WHAT YOU HAVE TO DO: Produce an exact copy of all the data below, dropping every image.

===== ENTRIES =====

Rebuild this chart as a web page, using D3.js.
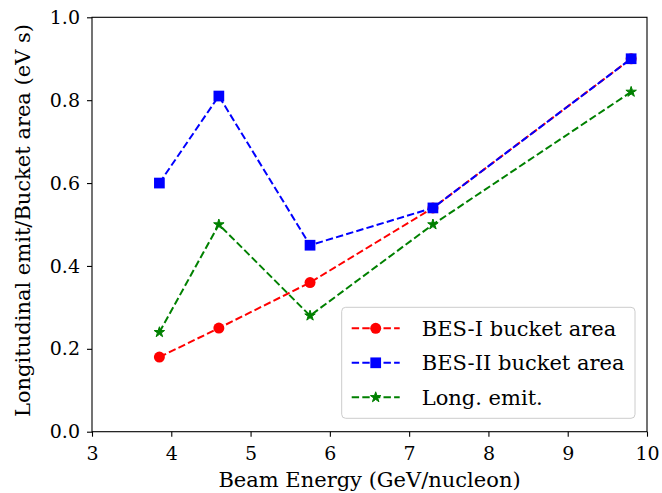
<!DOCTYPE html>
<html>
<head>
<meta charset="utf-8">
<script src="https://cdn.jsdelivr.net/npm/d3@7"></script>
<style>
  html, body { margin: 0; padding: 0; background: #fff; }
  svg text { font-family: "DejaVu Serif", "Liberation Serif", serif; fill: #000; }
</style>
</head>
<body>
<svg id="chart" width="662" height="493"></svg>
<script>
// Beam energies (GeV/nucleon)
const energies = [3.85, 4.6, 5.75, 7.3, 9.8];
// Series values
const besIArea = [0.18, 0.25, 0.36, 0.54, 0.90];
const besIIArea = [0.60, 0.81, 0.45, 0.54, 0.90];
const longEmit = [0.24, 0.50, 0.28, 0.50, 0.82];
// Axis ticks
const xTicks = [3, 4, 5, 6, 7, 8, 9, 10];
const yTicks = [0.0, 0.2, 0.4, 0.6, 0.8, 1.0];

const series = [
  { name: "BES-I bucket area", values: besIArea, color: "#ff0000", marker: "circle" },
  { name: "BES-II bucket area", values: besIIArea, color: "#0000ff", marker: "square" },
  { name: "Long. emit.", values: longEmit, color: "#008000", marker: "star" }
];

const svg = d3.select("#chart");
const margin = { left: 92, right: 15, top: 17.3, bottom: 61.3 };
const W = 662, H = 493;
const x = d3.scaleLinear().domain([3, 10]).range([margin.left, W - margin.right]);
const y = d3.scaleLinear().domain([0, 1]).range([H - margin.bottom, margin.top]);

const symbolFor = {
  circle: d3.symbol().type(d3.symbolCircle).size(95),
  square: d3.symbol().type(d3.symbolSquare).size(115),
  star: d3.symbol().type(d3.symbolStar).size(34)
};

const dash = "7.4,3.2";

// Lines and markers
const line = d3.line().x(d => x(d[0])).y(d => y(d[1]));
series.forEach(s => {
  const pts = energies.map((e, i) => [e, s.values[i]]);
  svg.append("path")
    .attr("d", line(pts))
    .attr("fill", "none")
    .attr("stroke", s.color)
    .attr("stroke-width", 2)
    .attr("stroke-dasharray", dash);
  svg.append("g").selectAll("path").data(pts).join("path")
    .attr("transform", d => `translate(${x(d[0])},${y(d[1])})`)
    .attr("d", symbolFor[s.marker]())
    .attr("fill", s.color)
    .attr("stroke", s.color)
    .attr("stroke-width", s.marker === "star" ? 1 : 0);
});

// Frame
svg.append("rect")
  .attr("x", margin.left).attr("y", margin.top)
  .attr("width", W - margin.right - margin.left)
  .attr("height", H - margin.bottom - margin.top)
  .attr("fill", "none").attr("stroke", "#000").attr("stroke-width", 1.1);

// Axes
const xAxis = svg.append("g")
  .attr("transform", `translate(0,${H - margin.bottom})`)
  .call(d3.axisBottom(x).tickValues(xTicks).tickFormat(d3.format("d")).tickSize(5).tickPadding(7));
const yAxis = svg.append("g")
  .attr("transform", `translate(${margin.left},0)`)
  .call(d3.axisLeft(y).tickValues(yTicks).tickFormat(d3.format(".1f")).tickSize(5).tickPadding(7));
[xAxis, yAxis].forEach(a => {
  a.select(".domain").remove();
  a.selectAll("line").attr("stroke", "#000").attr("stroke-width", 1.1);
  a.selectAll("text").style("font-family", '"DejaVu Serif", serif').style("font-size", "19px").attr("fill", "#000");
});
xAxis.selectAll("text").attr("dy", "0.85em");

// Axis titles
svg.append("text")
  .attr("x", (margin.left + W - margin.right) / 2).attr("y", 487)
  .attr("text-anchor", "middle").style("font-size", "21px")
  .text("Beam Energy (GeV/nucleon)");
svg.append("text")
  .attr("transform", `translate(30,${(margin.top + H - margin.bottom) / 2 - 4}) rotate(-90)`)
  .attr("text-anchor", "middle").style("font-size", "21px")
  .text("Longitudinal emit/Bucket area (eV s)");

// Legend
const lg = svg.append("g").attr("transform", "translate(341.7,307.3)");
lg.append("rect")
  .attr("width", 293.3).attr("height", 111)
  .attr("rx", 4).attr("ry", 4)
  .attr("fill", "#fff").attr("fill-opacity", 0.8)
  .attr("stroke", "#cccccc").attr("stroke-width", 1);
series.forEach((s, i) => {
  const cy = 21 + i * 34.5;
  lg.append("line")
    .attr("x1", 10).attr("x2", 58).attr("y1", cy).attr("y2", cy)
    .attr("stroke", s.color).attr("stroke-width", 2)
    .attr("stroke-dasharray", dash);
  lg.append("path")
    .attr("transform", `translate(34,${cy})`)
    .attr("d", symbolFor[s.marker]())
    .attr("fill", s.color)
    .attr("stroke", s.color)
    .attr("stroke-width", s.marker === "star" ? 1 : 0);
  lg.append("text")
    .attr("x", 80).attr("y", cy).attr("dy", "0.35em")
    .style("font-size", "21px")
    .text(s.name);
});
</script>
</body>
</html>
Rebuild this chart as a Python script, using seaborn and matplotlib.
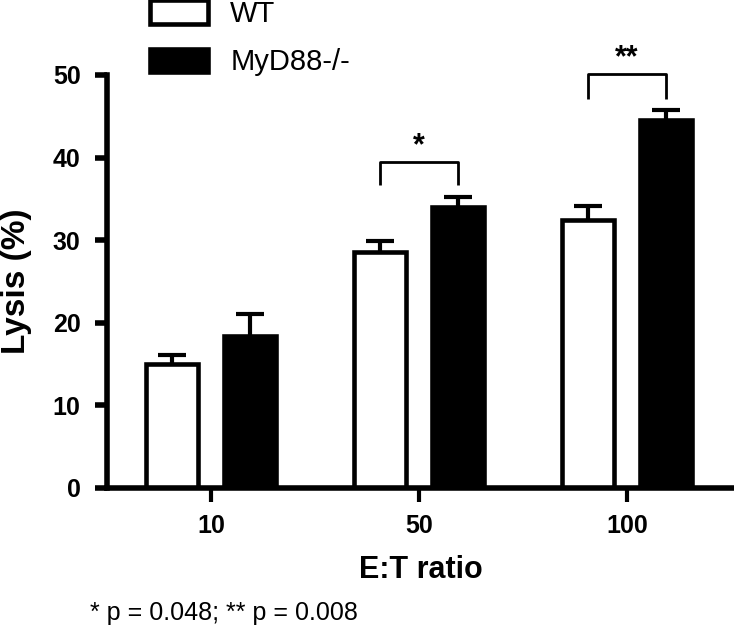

=====

EXERCISE ANSWER:
Rebuild this chart as a web page, using D3.js.
<!DOCTYPE html>
<html>
<head>
<meta charset="utf-8">
<script src="https://cdn.jsdelivr.net/npm/d3@7"></script>
<style>
  html, body { margin: 0; padding: 0; background: #fff; }
  svg text { font-family: "DejaVu Serif", "Liberation Serif", serif; fill: #000; }
</style>
</head>
<body>
<svg id="chart" width="662" height="493"></svg>
<script>
// Beam energies (GeV/nucleon)
const energies = [3.85, 4.6, 5.75, 7.3, 9.8];
// Series values
const besIArea = [0.18, 0.25, 0.36, 0.54, 0.90];
const besIIArea = [0.60, 0.81, 0.45, 0.54, 0.90];
const longEmit = [0.24, 0.50, 0.28, 0.50, 0.82];
// Axis ticks
const xTicks = [3, 4, 5, 6, 7, 8, 9, 10];
const yTicks = [0.0, 0.2, 0.4, 0.6, 0.8, 1.0];

const series = [
  { name: "BES-I bucket area", values: besIArea, color: "#ff0000", marker: "circle" },
  { name: "BES-II bucket area", values: besIIArea, color: "#0000ff", marker: "square" },
  { name: "Long. emit.", values: longEmit, color: "#008000", marker: "star" }
];

const svg = d3.select("#chart");
const margin = { left: 92, right: 15, top: 17.3, bottom: 61.3 };
const W = 662, H = 493;
const x = d3.scaleLinear().domain([3, 10]).range([margin.left, W - margin.right]);
const y = d3.scaleLinear().domain([0, 1]).range([H - margin.bottom, margin.top]);

const symbolFor = {
  circle: d3.symbol().type(d3.symbolCircle).size(95),
  square: d3.symbol().type(d3.symbolSquare).size(115),
  star: d3.symbol().type(d3.symbolStar).size(34)
};

const dash = "7.4,3.2";

// Lines and markers
const line = d3.line().x(d => x(d[0])).y(d => y(d[1]));
series.forEach(s => {
  const pts = energies.map((e, i) => [e, s.values[i]]);
  svg.append("path")
    .attr("d", line(pts))
    .attr("fill", "none")
    .attr("stroke", s.color)
    .attr("stroke-width", 2)
    .attr("stroke-dasharray", dash);
  svg.append("g").selectAll("path").data(pts).join("path")
    .attr("transform", d => `translate(${x(d[0])},${y(d[1])})`)
    .attr("d", symbolFor[s.marker]())
    .attr("fill", s.color)
    .attr("stroke", s.color)
    .attr("stroke-width", s.marker === "star" ? 1 : 0);
});

// Frame
svg.append("rect")
  .attr("x", margin.left).attr("y", margin.top)
  .attr("width", W - margin.right - margin.left)
  .attr("height", H - margin.bottom - margin.top)
  .attr("fill", "none").attr("stroke", "#000").attr("stroke-width", 1.1);

// Axes
const xAxis = svg.append("g")
  .attr("transform", `translate(0,${H - margin.bottom})`)
  .call(d3.axisBottom(x).tickValues(xTicks).tickFormat(d3.format("d")).tickSize(5).tickPadding(7));
const yAxis = svg.append("g")
  .attr("transform", `translate(${margin.left},0)`)
  .call(d3.axisLeft(y).tickValues(yTicks).tickFormat(d3.format(".1f")).tickSize(5).tickPadding(7));
[xAxis, yAxis].forEach(a => {
  a.select(".domain").remove();
  a.selectAll("line").attr("stroke", "#000").attr("stroke-width", 1.1);
  a.selectAll("text").style("font-family", '"DejaVu Serif", serif').style("font-size", "19px").attr("fill", "#000");
});
xAxis.selectAll("text").attr("dy", "0.85em");

// Axis titles
svg.append("text")
  .attr("x", (margin.left + W - margin.right) / 2).attr("y", 487)
  .attr("text-anchor", "middle").style("font-size", "21px")
  .text("Beam Energy (GeV/nucleon)");
svg.append("text")
  .attr("transform", `translate(30,${(margin.top + H - margin.bottom) / 2 - 4}) rotate(-90)`)
  .attr("text-anchor", "middle").style("font-size", "21px")
  .text("Longitudinal emit/Bucket area (eV s)");

// Legend
const lg = svg.append("g").attr("transform", "translate(341.7,307.3)");
lg.append("rect")
  .attr("width", 293.3).attr("height", 111)
  .attr("rx", 4).attr("ry", 4)
  .attr("fill", "#fff").attr("fill-opacity", 0.8)
  .attr("stroke", "#cccccc").attr("stroke-width", 1);
series.forEach((s, i) => {
  const cy = 21 + i * 34.5;
  lg.append("line")
    .attr("x1", 10).attr("x2", 58).attr("y1", cy).attr("y2", cy)
    .attr("stroke", s.color).attr("stroke-width", 2)
    .attr("stroke-dasharray", dash);
  lg.append("path")
    .attr("transform", `translate(34,${cy})`)
    .attr("d", symbolFor[s.marker]())
    .attr("fill", s.color)
    .attr("stroke", s.color)
    .attr("stroke-width", s.marker === "star" ? 1 : 0);
  lg.append("text")
    .attr("x", 80).attr("y", cy).attr("dy", "0.35em")
    .style("font-size", "21px")
    .text(s.name);
});
</script>
</body>
</html>
Rebuild this chart as a Python script, using seaborn and matplotlib.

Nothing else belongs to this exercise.